South Korean National Security Adviser Kim Kwan-jin (R) shakes hands with Hwang Pyong-so, the top military aide to the North's leader Kim Jong Un, after the inter-Korean high-level talks at the truce village of Panmunjom inside the Demilitarized Zone separating the two Koreas Aug 25. North and South Korea reached agreement early to end a standoff involving an exchange of artillery fire that had pushed the divided peninsula into a state of heightened military tension.

Of all the world’s trouble spots, North Korea has been the one with the most predictable pattern. For decades, it has regularly provoked a crisis with South Korea or the United States and then demanded concessions in order to restore an uneasy truce. In early August, the pattern seemed to be repeating itself with a land mine blast that injured two South Koreans. The final outcome, however, did not quite fit the pattern, suggesting the North’s old ruse might be losing the ability to evoke fear.

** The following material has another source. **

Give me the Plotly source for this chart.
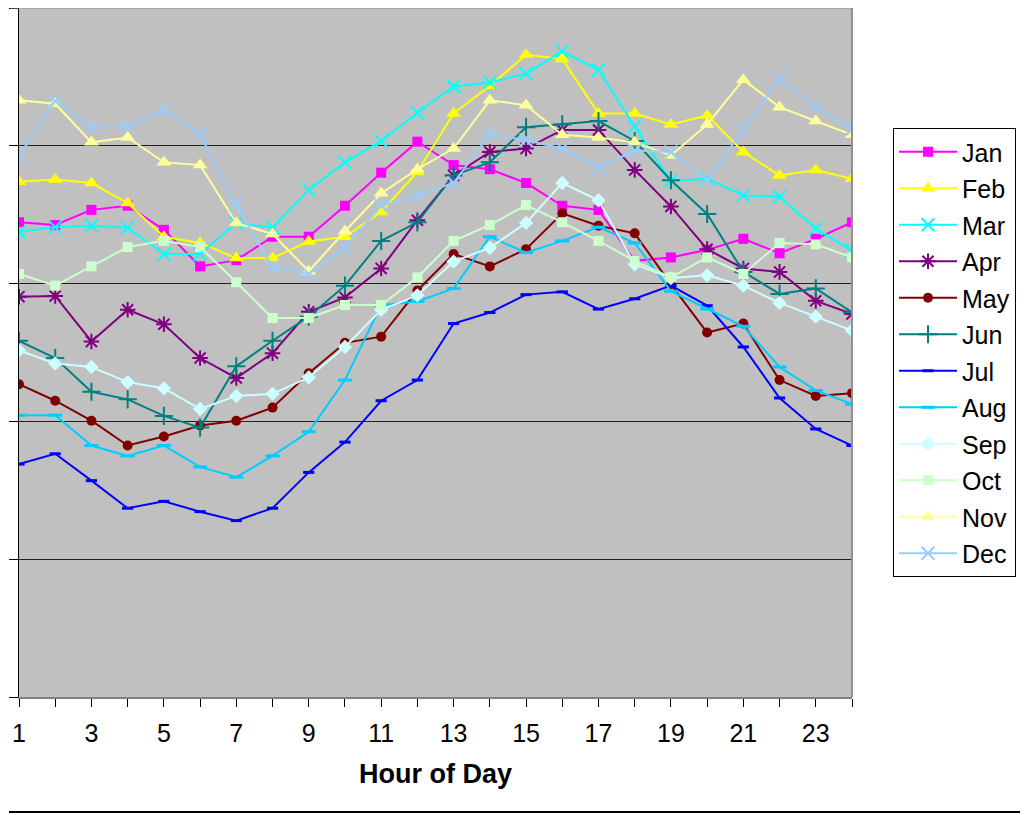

The three-week confrontation was the first major one for North Korean leader Kim Jong-un, who took power in 2011 after the death of his father, Kim Jong-il. While peace was indeed restored Aug. 25 after three days of negotiations, Mr. Kim came away with no material concessions as in the past, such as food aid or oil supplies. South Korea’s strong and principled stance, which included a return of artillery fire across the demilitarized zone and perhaps some added pressure on Pyongyang by China, eventually forced North Korea to issue a rare statement of “regret” for the initial attack. The two sides also agreed to allow families divided since the end of the 1950-53 Korean War to once again visit each other.

Kim’s ability to intimidate also appeared to be weakened for another reason. The main compromise by South Korea was to temporarily cease using loudspeakers to blast statements from North Korean defectors across the DMZ. The broadcasts were undermining Kim’s legitimacy by revealing truths about the regime that it didn’t want its border guards to hear.

For Kim, exposing the truth about his dictatorial misrule in a closed country turned out to be a weapon more powerful than his nuclear bombs.

Has the cycle of provoke-and-demand-a-reward finally been broken? It may be too soon to tell. The two sides did agree to continue talks, which is a hopeful sign. And South Korea offered to possibly lift some economic sanctions on the North if it apologized for the 2010 sinking of a Navy ship that killed 46 South Korean sailors.

The people of South Korea have wised up to the North’s pattern of behavior. In winning this latest round, President Park Geun-hye saw her popularity go up. South Korea may have at last found the right balance of strength and magnanimity in how it responds to North Korea’s playbook of pointless ploys.